I Sleep Between the Moons of New Mexico
by
Book Details
About the Book
The poems in I Sleep Between the Moons of New Mexico are as condensed and glittering as the facets of a diamond. Words are used with a beautiful, powerful economy that expresses healing, anti-war, nature, the human experience, and other large themes. This is imagistic poetry that combines the complex metaphorical emotion and meaning of Emily Dickenson with the intense visual language of an H.D. or Amy Lowell. Davis's skill as a pastel artist has been metamorphised into words that explore an interior New Mexico landscape as spare, extravagant, and unique as a Steller's Jay flashing blue wings against the backdrop of soaring red cliffs.
About the Author
Ethel Mortenson Davis lives in the mountain community of Continental Divide, NM. Trained as an artist at the University of Wisconsin--Madison, her poetry is intensely visual, demonstrating the same life, color, and movement of her pastels.
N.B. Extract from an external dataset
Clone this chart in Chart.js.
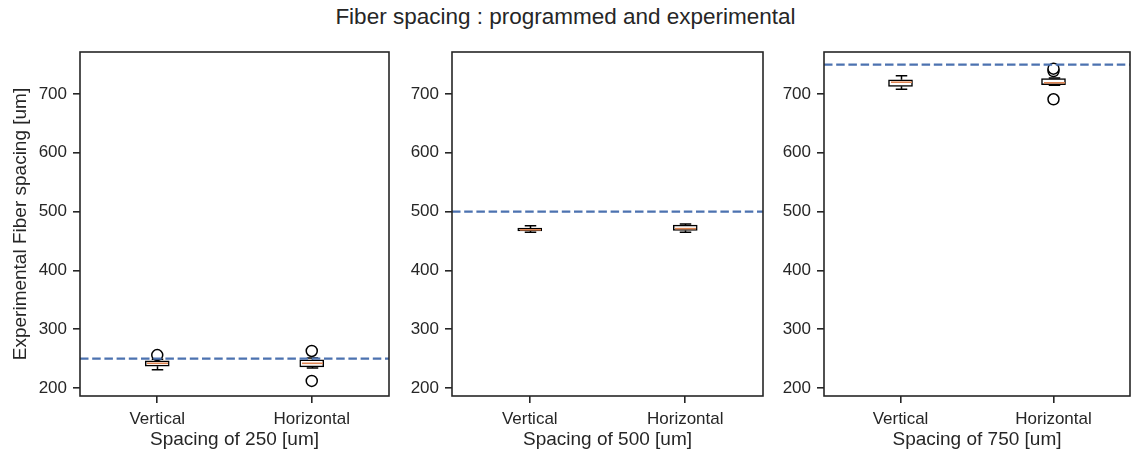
<!DOCTYPE html>
<html>
<head>
<meta charset="utf-8">
<script src="https://cdn.jsdelivr.net/npm/chart.js@4"></script>
<style>
  body { margin: 0; background: #fff; }
  #wrap { position: relative; width: 1131px; height: 454px; overflow: hidden; }
  #title {
    position: absolute; left: 0; width: 1131px; top: 4px; text-align: center;
    font-family: "Liberation Sans", Arial, sans-serif; font-size: 22.5px; color: #262626;
  }
  .panel { position: absolute; top: 50px; height: 404px; }
</style>
</head>
<body>
<div id="wrap">
  <div id="title">Fiber spacing : programmed and experimental</div>
  <div class="panel" id="p0"><canvas id="c0"></canvas></div>
  <div class="panel" id="p1"><canvas id="c1"></canvas></div>
  <div class="panel" id="p2"><canvas id="c2"></canvas></div>
</div>
<script>
// categories and programmed spacings
const categories = ['Vertical', 'Horizontal'];
const spacings = [250, 500, 750];
const xTitles = ['Spacing of 250 [um]', 'Spacing of 500 [um]', 'Spacing of 750 [um]'];
const yTitle = 'Experimental Fiber spacing [um]';

// box statistics per panel, [Vertical, Horizontal]
const whiskerLow  = [[231, 234], [465, 465], [708, 715]];
const q1          = [[237, 236], [467, 468], [713, 716]];
const medians     = [[242, 242], [469, 471], [720, 719]];
const q3          = [[246, 248], [472, 477], [724, 726]];
const whiskerHigh = [[249, 251], [476, 479], [731, 727]];
const outliers    = [[[256], [212, 263]], [[], []], [[], [691, 739, 743]]];

// y axis
const yTicks = [200, 300, 400, 500, 600, 700];
const yMin = 186.4;
const yMax = 771.4;

// layout of the three panels (plot area pixels)
const plotLeft = [80, 452, 824];
const plotRight = [389, 763, 1130];
const yAxisWidth = [80, 60, 60];

const ink = '#262626';
Chart.defaults.font.family = '"Liberation Sans", Arial, sans-serif';
Chart.defaults.color = ink;

// no extra room for overhanging tick labels
function noPadding(scale) {
  scale.paddingTop = 0;
  scale.paddingBottom = 0;
  scale.paddingLeft = 0;
  scale.paddingRight = 0;
}

// draws whiskers, caps, medians, reference line and the frame
const boxPlugin = {
  id: 'boxExtras',
  afterDatasetsDraw(chart) {
    const i = chart.options.plugins.boxExtras.panel;
    const ctx = chart.ctx;
    const xs = chart.scales.x;
    const ys = chart.scales.y;
    const area = chart.chartArea;
    const boxW = 23;
    ctx.save();
    categories.forEach((c, j) => {
      const x = Math.round(xs.getPixelForValue(j)) + 0.5;
      ctx.strokeStyle = '#000';
      ctx.lineWidth = 1.5;
      ctx.beginPath();
      ctx.moveTo(x, ys.getPixelForValue(q3[i][j]));
      ctx.lineTo(x, ys.getPixelForValue(whiskerHigh[i][j]));
      ctx.moveTo(x, ys.getPixelForValue(q1[i][j]));
      ctx.lineTo(x, ys.getPixelForValue(whiskerLow[i][j]));
      const yh = ys.getPixelForValue(whiskerHigh[i][j]);
      const yl = ys.getPixelForValue(whiskerLow[i][j]);
      ctx.moveTo(x - boxW / 4, yh); ctx.lineTo(x + boxW / 4, yh);
      ctx.moveTo(x - boxW / 4, yl); ctx.lineTo(x + boxW / 4, yl);
      ctx.stroke();
      ctx.strokeStyle = '#dd8452';
      ctx.lineWidth = 1.6;
      const ym = ys.getPixelForValue(medians[i][j]);
      ctx.beginPath();
      ctx.moveTo(x - boxW / 2 + 1, ym); ctx.lineTo(x + boxW / 2 - 1, ym);
      ctx.stroke();
    });
    // programmed spacing
    const yr = ys.getPixelForValue(spacings[i]);
    ctx.strokeStyle = '#4c72b0';
    ctx.lineWidth = 2.3;
    ctx.setLineDash([8.5, 3.7]);
    ctx.beginPath();
    ctx.moveTo(area.left, yr); ctx.lineTo(area.right, yr);
    ctx.stroke();
    ctx.setLineDash([]);
    // frame
    ctx.strokeStyle = ink;
    ctx.lineWidth = 1.6;
    ctx.strokeRect(area.left, area.top, area.right - area.left, area.bottom - area.top);
    ctx.restore();
  }
};

function makePanel(i) {
  const left = plotLeft[i] - yAxisWidth[i];
  const holder = document.getElementById('p' + i);
  holder.style.left = left + 'px';
  holder.style.width = (plotRight[i] - left + 2) + 'px';

  const outlierPoints = [];
  categories.forEach((c, j) => {
    outliers[i][j].forEach(v => outlierPoints.push({ x: c, y: v }));
  });

  new Chart(document.getElementById('c' + i), {
    type: 'bar',
    data: {
      labels: categories,
      datasets: [
        {
          data: categories.map((c, j) => [q1[i][j], q3[i][j]]),
          backgroundColor: '#ffffff',
          borderColor: '#000000',
          borderWidth: 1.5,
          borderSkipped: false,
          barThickness: 24
        },
        {
          type: 'line',
          data: outlierPoints,
          showLine: false,
          pointStyle: 'circle',
          pointRadius: 5.5,
          pointBorderWidth: 1.5,
          pointBorderColor: '#000000',
          pointBackgroundColor: '#ffffff'
        }
      ]
    },
    options: {
      responsive: true,
      maintainAspectRatio: false,
      animation: false,
      layout: { autoPadding: false, padding: { top: 2, right: 2, left: 0, bottom: 0 } },
      plugins: {
        legend: { display: false },
        tooltip: { enabled: false },
        boxExtras: { panel: i }
      },
      scales: {
        x: {
          offset: true,
          grid: { offset: false, drawOnChartArea: false, drawTicks: true, tickLength: 7, tickColor: ink, lineWidth: 1.6 },
          border: { display: false },
          ticks: { color: ink, font: { size: 17 }, padding: 6, maxRotation: 0 },
          title: { display: true, text: xTitles[i], color: ink, font: { size: 19 }, padding: { top: 0, bottom: 3 } },
          afterFit(scale) { scale.height = 58; noPadding(scale); }
        },
        y: {
          min: yMin,
          max: yMax,
          afterBuildTicks(scale) { scale.ticks = yTicks.map(v => ({ value: v })); },
          grid: { drawOnChartArea: false, drawTicks: true, tickLength: 7, tickColor: ink, lineWidth: 1.6 },
          border: { display: false },
          ticks: { color: ink, font: { size: 17 }, padding: 6 },
          title: { display: i === 0, text: yTitle, color: ink, font: { size: 19 }, padding: { top: 9, bottom: 0 } },
          afterFit(scale) { scale.width = yAxisWidth[i]; noPadding(scale); }
        }
      }
    },
    plugins: [boxPlugin]
  });
}

[0, 1, 2].forEach(makePanel);
</script>
</body>
</html>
A member of the Zuni Mountain Poets, her poetry has influenced a number of New Mexico poets. Her lines often seem to have a beautiful simplicity concentrated on the magical landscape of New Mexico, evoking the high desert, red rock cliffs, elk, tarantulas, cactus, and the Native, Hispanic, and Anglo residents of the area, but the outward simplicity and short lines can be misleading. This is a poetry of intense emotion, reflection on her mid-western United States roots, and themes hidden in elegant, highly condensed metaphor.